[Begin Supplied material]
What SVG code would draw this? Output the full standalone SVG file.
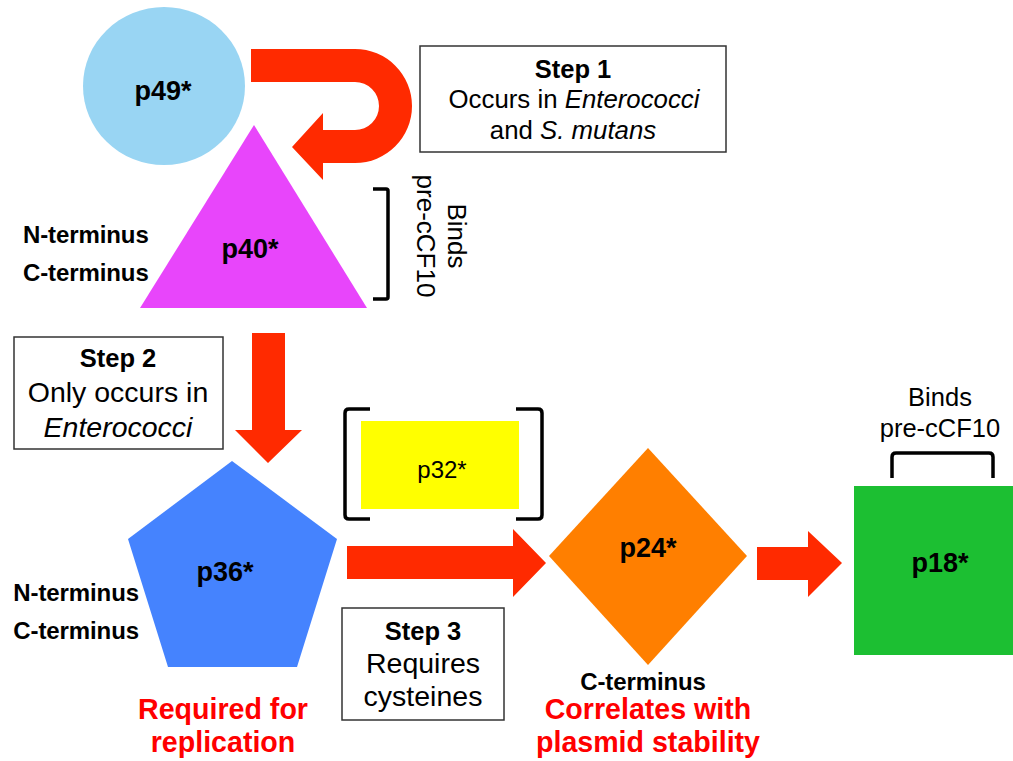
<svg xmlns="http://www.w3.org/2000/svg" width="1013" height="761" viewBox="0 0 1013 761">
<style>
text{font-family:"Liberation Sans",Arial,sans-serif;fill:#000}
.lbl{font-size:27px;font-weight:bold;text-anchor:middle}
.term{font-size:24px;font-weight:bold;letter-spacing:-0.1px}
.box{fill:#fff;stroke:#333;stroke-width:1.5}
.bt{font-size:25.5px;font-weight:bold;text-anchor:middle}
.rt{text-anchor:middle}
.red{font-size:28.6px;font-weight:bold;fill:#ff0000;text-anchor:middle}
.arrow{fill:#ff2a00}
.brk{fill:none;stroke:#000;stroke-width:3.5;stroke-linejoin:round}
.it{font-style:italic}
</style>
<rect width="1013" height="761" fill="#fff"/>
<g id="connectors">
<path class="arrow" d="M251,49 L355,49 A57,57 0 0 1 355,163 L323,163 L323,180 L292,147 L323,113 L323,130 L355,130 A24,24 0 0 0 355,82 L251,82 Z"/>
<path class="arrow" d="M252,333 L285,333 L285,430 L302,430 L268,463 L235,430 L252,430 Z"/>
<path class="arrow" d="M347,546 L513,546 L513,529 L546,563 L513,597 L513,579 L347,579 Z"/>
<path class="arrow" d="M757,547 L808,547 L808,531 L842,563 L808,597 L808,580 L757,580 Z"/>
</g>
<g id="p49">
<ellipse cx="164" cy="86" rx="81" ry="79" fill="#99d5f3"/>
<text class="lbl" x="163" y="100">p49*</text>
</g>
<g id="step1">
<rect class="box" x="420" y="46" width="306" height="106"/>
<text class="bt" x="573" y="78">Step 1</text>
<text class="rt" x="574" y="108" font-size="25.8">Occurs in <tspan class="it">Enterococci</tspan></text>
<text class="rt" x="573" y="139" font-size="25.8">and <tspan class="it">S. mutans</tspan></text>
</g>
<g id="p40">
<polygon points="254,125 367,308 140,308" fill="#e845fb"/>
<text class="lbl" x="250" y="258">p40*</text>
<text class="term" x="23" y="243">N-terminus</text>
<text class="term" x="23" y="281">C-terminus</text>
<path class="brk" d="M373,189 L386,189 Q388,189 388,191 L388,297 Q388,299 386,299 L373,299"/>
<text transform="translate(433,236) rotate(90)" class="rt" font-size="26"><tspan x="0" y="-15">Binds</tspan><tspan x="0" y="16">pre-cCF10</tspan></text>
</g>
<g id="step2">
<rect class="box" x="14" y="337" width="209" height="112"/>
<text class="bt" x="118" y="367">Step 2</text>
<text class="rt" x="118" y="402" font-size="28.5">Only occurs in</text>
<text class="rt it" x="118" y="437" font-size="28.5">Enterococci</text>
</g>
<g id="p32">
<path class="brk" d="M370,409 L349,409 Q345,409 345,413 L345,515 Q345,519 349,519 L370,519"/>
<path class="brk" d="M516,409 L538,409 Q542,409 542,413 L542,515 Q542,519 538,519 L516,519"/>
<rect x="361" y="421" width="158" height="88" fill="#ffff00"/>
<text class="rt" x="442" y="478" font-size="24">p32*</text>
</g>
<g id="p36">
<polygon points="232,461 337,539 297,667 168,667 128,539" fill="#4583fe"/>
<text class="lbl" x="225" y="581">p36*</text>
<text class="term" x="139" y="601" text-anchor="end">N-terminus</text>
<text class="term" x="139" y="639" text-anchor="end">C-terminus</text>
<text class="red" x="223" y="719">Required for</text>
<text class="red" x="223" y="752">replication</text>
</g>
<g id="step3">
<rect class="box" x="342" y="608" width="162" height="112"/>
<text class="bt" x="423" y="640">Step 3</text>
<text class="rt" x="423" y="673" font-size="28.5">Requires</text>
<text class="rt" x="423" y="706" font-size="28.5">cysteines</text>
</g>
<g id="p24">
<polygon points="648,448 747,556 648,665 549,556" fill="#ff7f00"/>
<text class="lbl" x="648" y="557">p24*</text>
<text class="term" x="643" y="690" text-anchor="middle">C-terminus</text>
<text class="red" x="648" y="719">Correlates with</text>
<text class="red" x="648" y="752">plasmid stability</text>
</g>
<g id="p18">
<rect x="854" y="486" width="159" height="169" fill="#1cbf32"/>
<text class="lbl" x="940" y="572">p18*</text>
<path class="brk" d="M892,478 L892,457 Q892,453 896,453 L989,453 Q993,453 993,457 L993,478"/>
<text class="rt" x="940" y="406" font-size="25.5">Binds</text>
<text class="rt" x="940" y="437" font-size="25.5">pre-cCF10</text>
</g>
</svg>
[End Supplied material]
◆ Exercise description
Repeat the material above verbatim, with no pictures in the output.

◆ Problem solution
What SVG code would draw this? Output the full standalone SVG file.
<svg xmlns="http://www.w3.org/2000/svg" width="1013" height="761" viewBox="0 0 1013 761">
<style>
text{font-family:"Liberation Sans",Arial,sans-serif;fill:#000}
.lbl{font-size:27px;font-weight:bold;text-anchor:middle}
.term{font-size:24px;font-weight:bold;letter-spacing:-0.1px}
.box{fill:#fff;stroke:#333;stroke-width:1.5}
.bt{font-size:25.5px;font-weight:bold;text-anchor:middle}
.rt{text-anchor:middle}
.red{font-size:28.6px;font-weight:bold;fill:#ff0000;text-anchor:middle}
.arrow{fill:#ff2a00}
.brk{fill:none;stroke:#000;stroke-width:3.5;stroke-linejoin:round}
.it{font-style:italic}
</style>
<rect width="1013" height="761" fill="#fff"/>
<g id="connectors">
<path class="arrow" d="M251,49 L355,49 A57,57 0 0 1 355,163 L323,163 L323,180 L292,147 L323,113 L323,130 L355,130 A24,24 0 0 0 355,82 L251,82 Z"/>
<path class="arrow" d="M252,333 L285,333 L285,430 L302,430 L268,463 L235,430 L252,430 Z"/>
<path class="arrow" d="M347,546 L513,546 L513,529 L546,563 L513,597 L513,579 L347,579 Z"/>
<path class="arrow" d="M757,547 L808,547 L808,531 L842,563 L808,597 L808,580 L757,580 Z"/>
</g>
<g id="p49">
<ellipse cx="164" cy="86" rx="81" ry="79" fill="#99d5f3"/>
<text class="lbl" x="163" y="100">p49*</text>
</g>
<g id="step1">
<rect class="box" x="420" y="46" width="306" height="106"/>
<text class="bt" x="573" y="78">Step 1</text>
<text class="rt" x="574" y="108" font-size="25.8">Occurs in <tspan class="it">Enterococci</tspan></text>
<text class="rt" x="573" y="139" font-size="25.8">and <tspan class="it">S. mutans</tspan></text>
</g>
<g id="p40">
<polygon points="254,125 367,308 140,308" fill="#e845fb"/>
<text class="lbl" x="250" y="258">p40*</text>
<text class="term" x="23" y="243">N-terminus</text>
<text class="term" x="23" y="281">C-terminus</text>
<path class="brk" d="M373,189 L386,189 Q388,189 388,191 L388,297 Q388,299 386,299 L373,299"/>
<text transform="translate(433,236) rotate(90)" class="rt" font-size="26"><tspan x="0" y="-15">Binds</tspan><tspan x="0" y="16">pre-cCF10</tspan></text>
</g>
<g id="step2">
<rect class="box" x="14" y="337" width="209" height="112"/>
<text class="bt" x="118" y="367">Step 2</text>
<text class="rt" x="118" y="402" font-size="28.5">Only occurs in</text>
<text class="rt it" x="118" y="437" font-size="28.5">Enterococci</text>
</g>
<g id="p32">
<path class="brk" d="M370,409 L349,409 Q345,409 345,413 L345,515 Q345,519 349,519 L370,519"/>
<path class="brk" d="M516,409 L538,409 Q542,409 542,413 L542,515 Q542,519 538,519 L516,519"/>
<rect x="361" y="421" width="158" height="88" fill="#ffff00"/>
<text class="rt" x="442" y="478" font-size="24">p32*</text>
</g>
<g id="p36">
<polygon points="232,461 337,539 297,667 168,667 128,539" fill="#4583fe"/>
<text class="lbl" x="225" y="581">p36*</text>
<text class="term" x="139" y="601" text-anchor="end">N-terminus</text>
<text class="term" x="139" y="639" text-anchor="end">C-terminus</text>
<text class="red" x="223" y="719">Required for</text>
<text class="red" x="223" y="752">replication</text>
</g>
<g id="step3">
<rect class="box" x="342" y="608" width="162" height="112"/>
<text class="bt" x="423" y="640">Step 3</text>
<text class="rt" x="423" y="673" font-size="28.5">Requires</text>
<text class="rt" x="423" y="706" font-size="28.5">cysteines</text>
</g>
<g id="p24">
<polygon points="648,448 747,556 648,665 549,556" fill="#ff7f00"/>
<text class="lbl" x="648" y="557">p24*</text>
<text class="term" x="643" y="690" text-anchor="middle">C-terminus</text>
<text class="red" x="648" y="719">Correlates with</text>
<text class="red" x="648" y="752">plasmid stability</text>
</g>
<g id="p18">
<rect x="854" y="486" width="159" height="169" fill="#1cbf32"/>
<text class="lbl" x="940" y="572">p18*</text>
<path class="brk" d="M892,478 L892,457 Q892,453 896,453 L989,453 Q993,453 993,457 L993,478"/>
<text class="rt" x="940" y="406" font-size="25.5">Binds</text>
<text class="rt" x="940" y="437" font-size="25.5">pre-cCF10</text>
</g>
</svg>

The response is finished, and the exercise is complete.